Upon giving them the drinks, the older parrot declares that they “Stop parroting (sic) everything… instead, drink a Red Bull, and think for yourselves.” One irony here, of course, is that the older parrot does not take exception to the fact that they’re complaining and doing so in such a ridiculous fashion, but rather just the fact that they’re all mimicking each other. So he’s not even burdening them with the obligation of optimism and maximization of resources, but rather, just, an initiative toward original thought and away from issuing ideas which are identical to those of others. This is important, again, because it serves to stir up more ire in the viewer, as the identical birds are only insolent and cross with his request. Their abhorrent responses then come in the forms of, respectively, “Since when do you dictate what we do?”; “Exactly… you’re not the boss of us!” and “Power to the people!”

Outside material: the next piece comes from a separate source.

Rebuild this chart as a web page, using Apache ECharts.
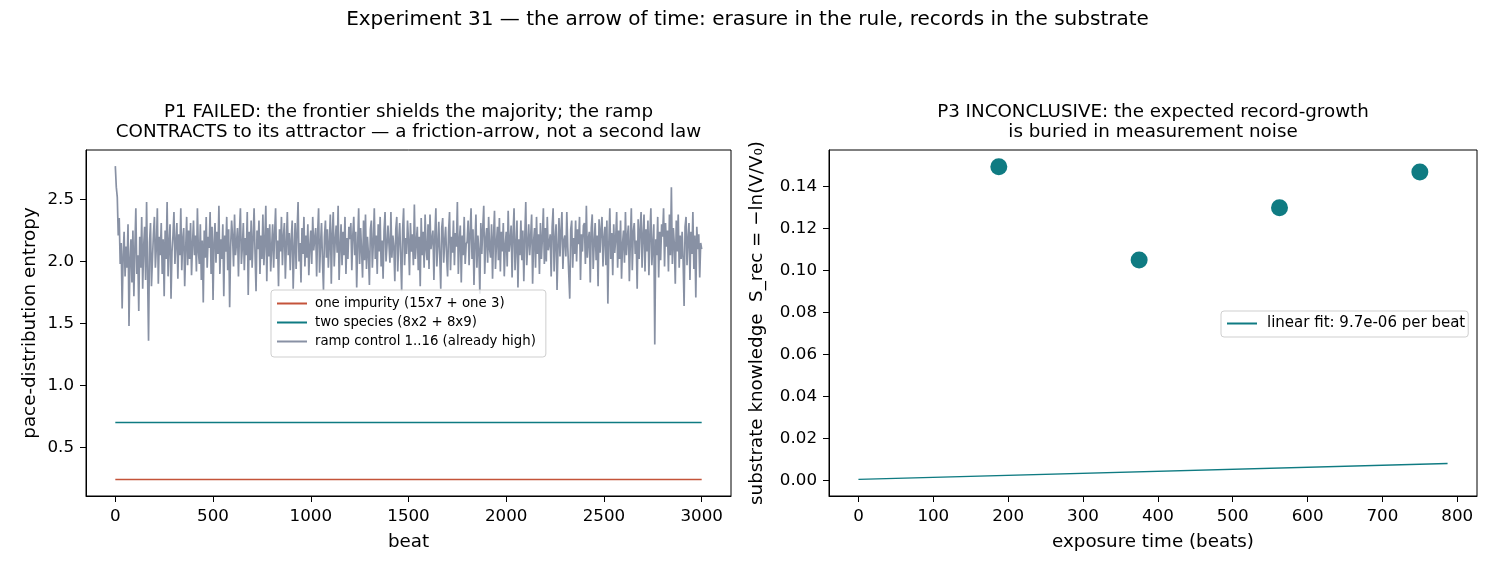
<!DOCTYPE html>
<html><head><meta charset="utf-8">
<script src="https://cdn.jsdelivr.net/npm/echarts@6/dist/echarts.min.js"></script>
<style>html,body{margin:0;padding:0;background:#fff}#c{width:1495px;height:572px}</style>
</head><body><div id="c"></div>
<script>
// ---------- data ----------
const suptitle = 'Experiment 31 — the arrow of time: erasure in the rule, records in the substrate';
const leftTitle = 'P1 FAILED: the frontier shields the majority; the ramp\nCONTRACTS to its attractor — a friction-arrow, not a second law';
const rightTitle = 'P3 INCONCLUSIVE: the expected record-growth\nis buried in measurement noise';

const seriesNames = ['one impurity (15x7 + one 3)', 'two species (8x2 + 8x9)', 'ramp control 1..16 (already high)'];
const flatBeats = [0, 3000];
const impurityEntropy = [0.24, 0.24];
const twoSpeciesEntropy = [0.70, 0.70];

const rampStartBeat = 0;
const rampBeatStep = 5;
const rampEntropy = [
  2.77, 2.60, 2.52, 2.21, 2.35, 1.98, 2.15, 1.62, 2.05, 2.24, 1.88, 2.12, 1.95, 2.30, 1.48, 2.02, 2.18, 1.83, 2.25, 1.72,
  2.10, 2.43, 1.90, 2.05, 1.60, 2.20, 1.95, 2.36, 1.78, 2.12, 2.28, 1.85, 2.48, 1.92, 1.36, 2.15, 2.31, 1.80, 2.02, 2.22,
  2.36, 1.95, 2.12, 2.43, 1.82, 2.20, 2.05, 2.31, 1.90, 2.18, 1.72, 2.25, 2.02, 2.48, 1.88, 2.15, 2.30, 1.70, 2.08, 2.21,
  2.40, 1.98, 2.15, 2.31, 1.86, 2.22, 2.05, 2.43, 1.93, 2.18, 2.27, 1.80, 2.10, 2.36, 1.97, 2.25, 2.02, 2.31, 1.89, 2.14,
  2.33, 2.05, 2.21, 1.92, 2.43, 2.08, 1.98, 2.30, 1.85, 2.17, 1.67, 2.25, 2.03, 2.36, 1.95, 2.20, 2.11, 2.40, 1.90, 2.28,
  1.69, 2.15, 2.31, 1.99, 2.24, 2.06, 2.45, 1.90, 2.18, 2.02, 2.30, 1.72, 2.21, 2.08, 2.36, 1.93, 2.26, 1.63, 2.12, 2.33,
  2.20, 1.96, 2.38, 2.05, 2.15, 2.27, 1.88, 2.23, 2.43, 1.98, 2.12, 2.31, 1.93, 2.19, 2.05, 2.40, 1.73, 2.24, 2.01, 2.33,
  1.95, 2.18, 2.43, 2.06, 1.76, 2.25, 2.10, 2.33, 1.90, 2.21, 2.02, 2.38, 1.97, 2.16, 2.45, 1.84, 2.27, 2.04, 2.30, 1.92,
  2.12, 2.30, 1.95, 2.22, 2.43, 2.02, 2.17, 1.80, 2.26, 2.08, 2.36, 1.97, 2.20, 2.31, 1.86, 2.14, 2.40, 2.05, 2.23, 1.93,
  2.18, 2.33, 1.78, 2.10, 2.31, 1.94, 2.24, 2.48, 2.00, 2.15, 1.83, 2.27, 2.06, 2.36, 1.96, 2.21, 2.03, 2.30, 1.89, 2.12,
  2.25, 1.98, 2.36, 2.09, 2.18, 2.27, 1.88, 2.22, 2.43, 1.91, 2.14, 2.31, 2.00, 1.77, 2.20, 2.33, 2.03, 2.26, 1.95, 2.15,
  2.38, 1.82, 2.22, 2.40, 1.96, 2.17, 2.29, 2.07, 2.45, 1.85, 2.11, 2.30, 1.97, 2.24, 2.05, 2.36, 1.90, 2.19, 2.02, 2.28,
  2.18, 2.31, 1.93, 2.21, 2.36, 2.05, 2.24, 1.79, 2.14, 2.43, 1.98, 2.27, 2.09, 1.87, 2.33, 2.01, 2.38, 1.94, 2.20, 2.06,
  1.81, 2.26, 2.33, 1.95, 2.15, 2.43, 2.02, 2.21, 1.90, 2.30, 2.08, 2.36, 1.96, 2.17, 1.86, 2.25, 2.40, 2.00, 2.13, 2.29,
  2.28, 1.99, 2.40, 2.03, 2.21, 2.12, 1.84, 2.26, 2.36, 1.92, 2.17, 2.31, 2.04, 1.76, 2.25, 2.43, 1.97, 2.19, 2.06, 2.33,
  2.17, 1.89, 2.31, 2.08, 2.22, 1.97, 2.46, 2.02, 2.15, 2.28, 1.93, 2.20, 1.80, 2.35, 2.05, 2.24, 1.95, 2.38, 2.10, 2.01,
  2.30, 1.94, 2.38, 2.10, 2.18, 2.25, 1.85, 2.21, 2.43, 1.96, 2.13, 2.32, 2.04, 1.78, 2.27, 2.35, 1.99, 2.16, 2.28, 2.04,
  1.88, 2.24, 2.40, 1.93, 2.20, 2.07, 2.33, 1.97, 2.23, 2.12, 2.48, 1.90, 2.17, 2.29, 1.83, 2.21, 2.05, 2.36, 1.98, 2.14,
  2.16, 2.33, 1.97, 2.22, 2.43, 2.02, 2.26, 1.81, 2.14, 2.38, 1.95, 2.21, 2.09, 1.74, 2.31, 2.06, 2.27, 2.45, 1.90, 2.18,
  2.27, 1.99, 2.36, 2.10, 2.03, 2.30, 1.86, 2.20, 2.41, 1.94, 2.15, 2.28, 2.01, 2.35, 1.92, 2.24, 2.08, 2.31, 1.88, 2.13,
  2.24, 1.96, 2.41, 2.08, 2.17, 2.29, 1.87, 2.22, 2.43, 1.93, 2.12, 2.33, 1.79, 2.18, 2.05, 2.33, 2.01, 2.25, 1.84, 2.20,
  2.48, 1.97, 2.14, 2.30, 2.05, 2.20, 2.38, 1.82, 2.16, 2.27, 1.95, 2.36, 2.06, 2.22, 1.90, 2.31, 2.02, 2.19, 2.43, 1.98,
  2.27, 2.00, 2.36, 2.09, 2.15, 2.22, 1.88, 2.28, 2.43, 1.92, 2.18, 2.30, 1.77, 2.12, 2.35, 2.04, 2.24, 2.40, 1.94, 2.17,
  2.21, 2.04, 2.40, 2.11, 1.90, 1.70, 2.26, 2.33, 1.95, 2.19, 2.06, 2.33, 2.00, 2.26, 2.14, 2.36, 1.85, 2.22, 2.08, 2.29,
  2.31, 1.98, 2.45, 2.03, 2.18, 2.24, 1.83, 2.27, 2.38, 1.94, 2.15, 2.31, 2.01, 2.21, 1.80, 2.34, 2.07, 2.26, 2.36, 1.96,
  2.19, 2.28, 1.97, 2.33, 1.66, 2.15, 2.43, 2.02, 2.23, 1.89, 2.30, 2.07, 2.18, 2.40, 1.95, 2.25, 2.02, 2.33, 1.86, 2.14,
  2.25, 1.99, 2.40, 2.05, 2.20, 2.29, 1.84, 2.16, 2.43, 1.93, 2.24, 2.31, 2.06, 2.17, 1.78, 2.34, 2.02, 2.26, 2.40, 1.95,
  2.21, 2.38, 1.92, 2.26, 2.08, 2.33, 1.89, 2.22, 2.43, 1.97, 2.13, 2.30, 1.33, 2.18, 2.05, 2.36, 1.87, 2.24, 2.01, 2.30,
  2.20, 2.43, 1.96, 2.31, 2.12, 2.25, 1.92, 2.38, 2.05, 2.60, 1.98, 2.27, 2.14, 1.82, 2.33, 2.08, 2.38, 1.95, 2.21, 2.02,
  2.24, 2.01, 1.64, 2.28, 2.36, 1.97, 2.18, 2.31, 1.85, 2.24, 2.06, 2.40, 1.94, 2.21, 1.71, 2.28, 2.10, 2.22, 1.87, 2.15,
  2.10
];

const exposureBeats = [187.5, 375, 562.5, 750];
const recordKnowledge = [0.1495, 0.105, 0.130, 0.147];
const fitName = 'linear fit: 9.7e-06 per beat';
const fitBeats = [0, 787];
const fitValues = [0.0004, 0.0080];

const leftXTicks = [0, 500, 1000, 1500, 2000, 2500, 3000];
const leftYTicks = [0.5, 1.0, 1.5, 2.0, 2.5];
const rightXTicks = [0, 100, 200, 300, 400, 500, 600, 700, 800];
const rightYTicks = [0, 0.02, 0.04, 0.06, 0.08, 0.10, 0.12, 0.14];

// ---------- chart ----------
const FONT = 'DejaVu Sans';
const RED = '#c4533a', TEAL = '#0f7b82', GRAY = '#8891a4';

const pair = (xs, ys) => xs.map((x, i) => [x, ys[i]]);
const rampData = rampEntropy.map((v, i) => [rampStartBeat + i * rampBeatStep, v]);

function valueAxis(gridIndex, min, max, ticks, fmt, name, nameGap, margin) {
  return {
    type: 'value', gridIndex, min, max,
    axisLine: { show: true, onZero: false, lineStyle: { color: '#000', width: 1 } },
    axisTick: { show: true, length: 6, customValues: ticks, lineStyle: { color: '#000', width: 1 } },
    axisLabel: { customValues: ticks, formatter: fmt, color: '#000', fontSize: 16.7, fontFamily: FONT, margin },
    splitLine: { show: false },
    name, nameLocation: 'middle', nameGap,
    nameTextStyle: { color: '#000', fontSize: 18.3, fontFamily: FONT }
  };
}

const chart = echarts.init(document.getElementById('c'), null, { renderer: 'canvas' });
chart.setOption({
  animation: false,
  backgroundColor: '#fff',
  textStyle: { fontFamily: FONT },
  title: [
    { text: suptitle, left: 747.5, textAlign: 'center', top: 10, padding: 0,
      textStyle: { fontSize: 20, fontWeight: 'normal', color: '#000', fontFamily: FONT } },
    { text: leftTitle, left: 408.5, textAlign: 'center', top: 102, padding: 0,
      textStyle: { fontSize: 18.3, fontWeight: 'normal', color: '#000', fontFamily: FONT, lineHeight: 20 } },
    { text: rightTitle, left: 1153, textAlign: 'center', top: 102, padding: 0,
      textStyle: { fontSize: 18.3, fontWeight: 'normal', color: '#000', fontFamily: FONT, lineHeight: 20 } }
  ],
  grid: [
    { left: 86, top: 150, width: 645, height: 346, show: true, borderColor: '#000', borderWidth: 1, backgroundColor: 'transparent' },
    { left: 829, top: 150, width: 648, height: 346, show: true, borderColor: '#000', borderWidth: 1, backgroundColor: 'transparent' }
  ],
  xAxis: [
    valueAxis(0, -150, 3150, leftXTicks, v => String(v), 'beat', 37, 12),
    valueAxis(1, -39.35, 826.35, rightXTicks, v => String(v), 'exposure time (beats)', 37, 12)
  ],
  yAxis: [
    valueAxis(0, 0.107, 2.90, leftYTicks, v => v.toFixed(1), 'pace-distribution entropy', 47, 12),
    valueAxis(1, -0.0075, 0.1575, rightYTicks, v => v.toFixed(2), 'substrate knowledge  S_rec = −ln(V/V₀)', 63, 12)
  ],
  legend: [
    { data: seriesNames, left: 271, top: 290, orient: 'vertical', icon: 'rect', itemWidth: 30, itemHeight: 2,
      itemGap: 6, textStyle: { fontSize: 13.3, color: '#000', fontFamily: FONT, padding: [0, 0, 0, 3] },
      borderColor: '#cfcfcf', borderWidth: 1, borderRadius: 3, padding: [7, 10, 9, 6],
      backgroundColor: 'rgba(255,255,255,0.8)', selectedMode: false },
    { data: [fitName], left: 1221, top: 311, orient: 'vertical', icon: 'rect', itemWidth: 30, itemHeight: 2,
      textStyle: { fontSize: 15, color: '#000', fontFamily: FONT, padding: [0, 0, 0, 5] },
      borderColor: '#cfcfcf', borderWidth: 1, borderRadius: 3, padding: [5, 3, 6, 6],
      backgroundColor: 'rgba(255,255,255,0.8)', selectedMode: false }
  ],
  series: [
    { name: seriesNames[0], type: 'line', xAxisIndex: 0, yAxisIndex: 0, data: pair(flatBeats, impurityEntropy),
      showSymbol: false, color: RED, lineStyle: { color: RED, width: 1.6 } },
    { name: seriesNames[1], type: 'line', xAxisIndex: 0, yAxisIndex: 0, data: pair(flatBeats, twoSpeciesEntropy),
      showSymbol: false, color: TEAL, lineStyle: { color: TEAL, width: 1.6 } },
    { name: seriesNames[2], type: 'line', xAxisIndex: 0, yAxisIndex: 0, data: rampData,
      showSymbol: false, color: GRAY, lineStyle: { color: GRAY, width: 1.7 } },
    { name: 'records', type: 'scatter', xAxisIndex: 1, yAxisIndex: 1, data: pair(exposureBeats, recordKnowledge),
      symbolSize: 17, itemStyle: { color: TEAL, opacity: 1 } },
    { name: fitName, type: 'line', xAxisIndex: 1, yAxisIndex: 1, data: pair(fitBeats, fitValues),
      showSymbol: false, color: TEAL, lineStyle: { color: TEAL, width: 1.3 } }
  ]
});
</script></body></html>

By the end of this exchange, then, the viewer has beheld a level of discursive human baseness and mental atrophy that’s almost unprecedented in the history of television or cinema. The effect, of course, is comedic, or tragicomic, perhaps, as if representing a significant annihilation of human society by way of these obfuscatory, prideful tendencies to herd mentality and resistance to change. The identical birds on the initial branch have taken the advice to gain individuality and shamed it, ultimately adhering to uniform mental assimilation to each other and, hence, a complete lack of a self, or individual identity. Of course, in the fact that the older guru’s request was to think for themselves and stop following the path of others, lies the overarching irony of the commercial — even the impetus toward free thought and away from assimilation can be accepted as an act of coercion, given a prideful and obstinate enough mind in the given member of society. It may very well be a reaction to those who would take offense to “non-conformists” (for a while I think there was a shirt that said “All you non-conformists are all the same”): this type of person likely is incapable of forging their own path in life and is highly inclined to belikening themselves to others when it comes to things like dress, behavior and attitudes. But their very antipathy toward the concept of individuality obviates a certain lowered mental element, like fear or insecurity, and so they go on existing in the quagmire of uniformity, of course, at the same time, lacking happiness and inclined toward lazy, oafish statements like “It’s not like the good ol’ days.”